_Exercise aim_.
Return all of the data exactly as written, without the pictures.
[Information shown start]
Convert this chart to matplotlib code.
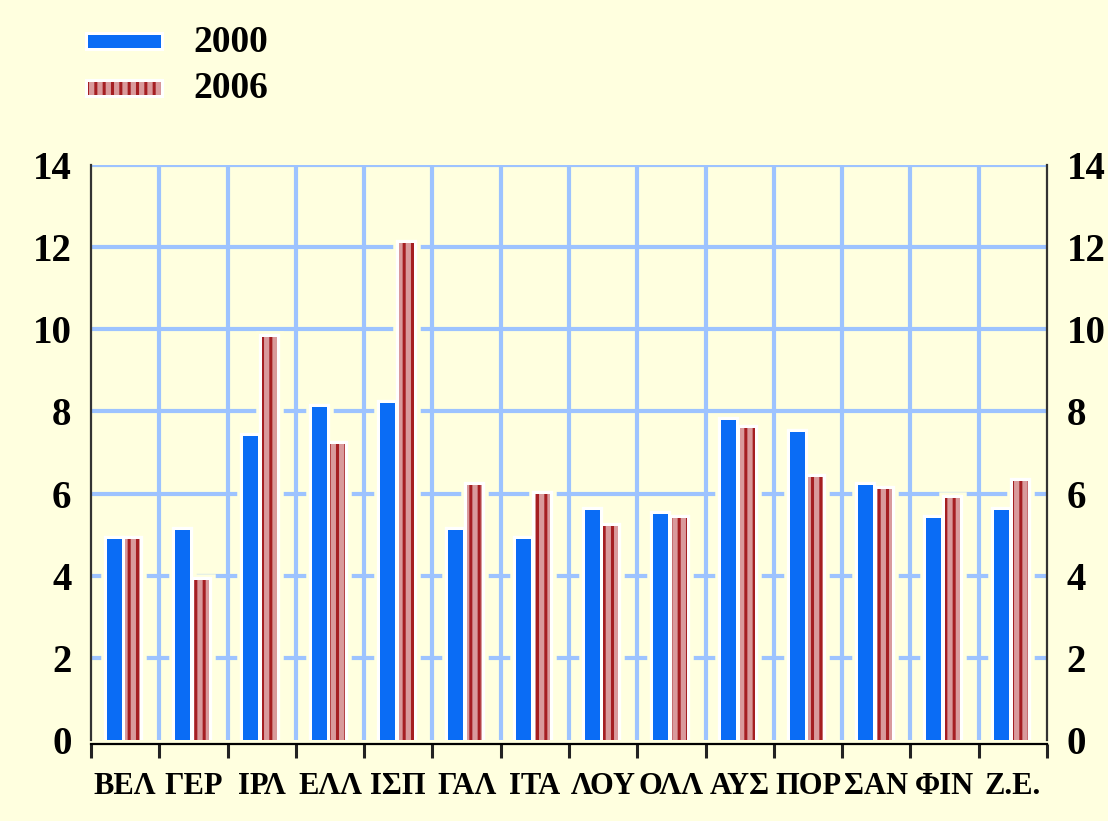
import matplotlib.pyplot as plt
import numpy as np
from matplotlib.patches import Rectangle

countries = ["ΒΕΛ", "ΓΕΡ", "ΙΡΛ", "ΕΛΛ", "ΙΣΠ", "ΓΑΛ", "ΙΤΑ",
             "ΛΟΥ", "ΟΛΛ", "ΑΥΣ", "ΠΟΡ", "ΣΑΝ", "ΦΙΝ", "Ζ.Ε."]
y2000 = [4.9, 5.1, 7.4, 8.1, 8.2, 5.1, 4.9, 5.6, 5.5, 7.8, 7.5, 6.2, 5.4, 5.6]
y2006 = [4.9, 3.9, 9.8, 7.2, 12.1, 6.2, 6.0, 5.2, 5.4, 7.6, 6.4, 6.1, 5.9, 6.3]
yticks = [0, 2, 4, 6, 8, 10, 12, 14]

bg = "#FFFFDF"
blue = "#0A6CF5"
pink = "#D99A9C"
darkred = "#A51E22"
gridc = "#9DC3FF"

plt.rcParams['hatch.linewidth'] = 2.2
plt.rcParams['font.family'] = ['Liberation Serif', 'DejaVu Serif']
plt.rcParams['font.weight'] = 'bold'

fig = plt.figure(figsize=(11.08, 8.21), dpi=100, facecolor=bg)
ax = fig.add_axes([0.0821, 0.0987, 0.8628, 0.7004])
ax.set_facecolor(bg)

x = np.arange(len(countries))
w = 0.22
x0 = x - 0.16
x1 = x + 0.115


def halo_bars(xs, vals, face, hatch=None):
    # background-coloured gap, then white rim, then the bar itself
    ax.bar(xs, vals, w, color=bg, edgecolor=bg, linewidth=9, zorder=2)
    ax.bar(xs, vals, w, color="white", edgecolor="white", linewidth=4.5, zorder=3)
    ax.bar(xs, vals, w, color=face, linewidth=0, zorder=4)
    if hatch:
        ax.bar(xs, vals, w, color="none", edgecolor=darkred, linewidth=0,
               hatch=hatch, zorder=5)


halo_bars(x0, y2000, blue)
halo_bars(x1, y2006, pink, hatch="||")

ax.set_xlim(-0.5, len(countries) - 0.5)
ax.set_ylim(0, 14)

# grid
for b in np.arange(0.5, len(countries) - 0.5, 1):
    ax.axvline(b, color=gridc, lw=3, zorder=1)
for t in yticks[1:]:
    ax.axhline(t, color=gridc, lw=3, zorder=1)

ax.set_yticks(yticks)
ax.tick_params(axis='y', length=0, labelsize=28, pad=14,
               labelleft=True, labelright=True)

# bottom axis: ticks at boundaries, labels at centres
ax.set_xticks(np.arange(-0.5, len(countries), 1))
ax.set_xticklabels([])
ax.tick_params(axis='x', which='major', length=10, width=2.2, color="#222222")
ax.set_xticks(x, minor=True)
ax.set_xticklabels(countries, minor=True)
ax.tick_params(axis='x', which='minor', length=0, pad=20, labelsize=22)

ax.spines['top'].set_visible(False)
ax.spines['bottom'].set_position(('outward', 3))
ax.spines['bottom'].set_linewidth(1.6)
for s in ('left', 'right'):
    ax.spines[s].set_linewidth(1.6)
    ax.spines[s].set_color("#333333")

# legend
def legend_row(ypix, face, hatch, label):
    x0f, wf, hf = 88 / 1108, 73 / 1108, 13 / 821
    yf = 1 - ypix / 821
    fig.add_artist(Rectangle((x0f - 3 / 1108, yf - hf / 2 - 3 / 821),
                             wf + 6 / 1108, hf + 6 / 821,
                             transform=fig.transFigure, color="white", lw=0))
    fig.add_artist(Rectangle((x0f, yf - hf / 2), wf, hf, transform=fig.transFigure,
                             facecolor=face, edgecolor=darkred if hatch else face,
                             lw=0, hatch=hatch))
    fig.text(193 / 1108, yf, label, fontsize=27, va='center', ha='left')


legend_row(42, blue, None, "2000")
legend_row(89, pink, "||", "2006")

fig.savefig("out.png", dpi=100, facecolor=bg)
[Information shown end]
_Answer for the task_.
Convert this chart to matplotlib code.
import matplotlib.pyplot as plt
import numpy as np
from matplotlib.patches import Rectangle

countries = ["ΒΕΛ", "ΓΕΡ", "ΙΡΛ", "ΕΛΛ", "ΙΣΠ", "ΓΑΛ", "ΙΤΑ",
             "ΛΟΥ", "ΟΛΛ", "ΑΥΣ", "ΠΟΡ", "ΣΑΝ", "ΦΙΝ", "Ζ.Ε."]
y2000 = [4.9, 5.1, 7.4, 8.1, 8.2, 5.1, 4.9, 5.6, 5.5, 7.8, 7.5, 6.2, 5.4, 5.6]
y2006 = [4.9, 3.9, 9.8, 7.2, 12.1, 6.2, 6.0, 5.2, 5.4, 7.6, 6.4, 6.1, 5.9, 6.3]
yticks = [0, 2, 4, 6, 8, 10, 12, 14]

bg = "#FFFFDF"
blue = "#0A6CF5"
pink = "#D99A9C"
darkred = "#A51E22"
gridc = "#9DC3FF"

plt.rcParams['hatch.linewidth'] = 2.2
plt.rcParams['font.family'] = ['Liberation Serif', 'DejaVu Serif']
plt.rcParams['font.weight'] = 'bold'

fig = plt.figure(figsize=(11.08, 8.21), dpi=100, facecolor=bg)
ax = fig.add_axes([0.0821, 0.0987, 0.8628, 0.7004])
ax.set_facecolor(bg)

x = np.arange(len(countries))
w = 0.22
x0 = x - 0.16
x1 = x + 0.115


def halo_bars(xs, vals, face, hatch=None):
    # background-coloured gap, then white rim, then the bar itself
    ax.bar(xs, vals, w, color=bg, edgecolor=bg, linewidth=9, zorder=2)
    ax.bar(xs, vals, w, color="white", edgecolor="white", linewidth=4.5, zorder=3)
    ax.bar(xs, vals, w, color=face, linewidth=0, zorder=4)
    if hatch:
        ax.bar(xs, vals, w, color="none", edgecolor=darkred, linewidth=0,
               hatch=hatch, zorder=5)


halo_bars(x0, y2000, blue)
halo_bars(x1, y2006, pink, hatch="||")

ax.set_xlim(-0.5, len(countries) - 0.5)
ax.set_ylim(0, 14)

# grid
for b in np.arange(0.5, len(countries) - 0.5, 1):
    ax.axvline(b, color=gridc, lw=3, zorder=1)
for t in yticks[1:]:
    ax.axhline(t, color=gridc, lw=3, zorder=1)

ax.set_yticks(yticks)
ax.tick_params(axis='y', length=0, labelsize=28, pad=14,
               labelleft=True, labelright=True)

# bottom axis: ticks at boundaries, labels at centres
ax.set_xticks(np.arange(-0.5, len(countries), 1))
ax.set_xticklabels([])
ax.tick_params(axis='x', which='major', length=10, width=2.2, color="#222222")
ax.set_xticks(x, minor=True)
ax.set_xticklabels(countries, minor=True)
ax.tick_params(axis='x', which='minor', length=0, pad=20, labelsize=22)

ax.spines['top'].set_visible(False)
ax.spines['bottom'].set_position(('outward', 3))
ax.spines['bottom'].set_linewidth(1.6)
for s in ('left', 'right'):
    ax.spines[s].set_linewidth(1.6)
    ax.spines[s].set_color("#333333")

# legend
def legend_row(ypix, face, hatch, label):
    x0f, wf, hf = 88 / 1108, 73 / 1108, 13 / 821
    yf = 1 - ypix / 821
    fig.add_artist(Rectangle((x0f - 3 / 1108, yf - hf / 2 - 3 / 821),
                             wf + 6 / 1108, hf + 6 / 821,
                             transform=fig.transFigure, color="white", lw=0))
    fig.add_artist(Rectangle((x0f, yf - hf / 2), wf, hf, transform=fig.transFigure,
                             facecolor=face, edgecolor=darkred if hatch else face,
                             lw=0, hatch=hatch))
    fig.text(193 / 1108, yf, label, fontsize=27, va='center', ha='left')


legend_row(42, blue, None, "2000")
legend_row(89, pink, "||", "2006")

fig.savefig("out.png", dpi=100, facecolor=bg)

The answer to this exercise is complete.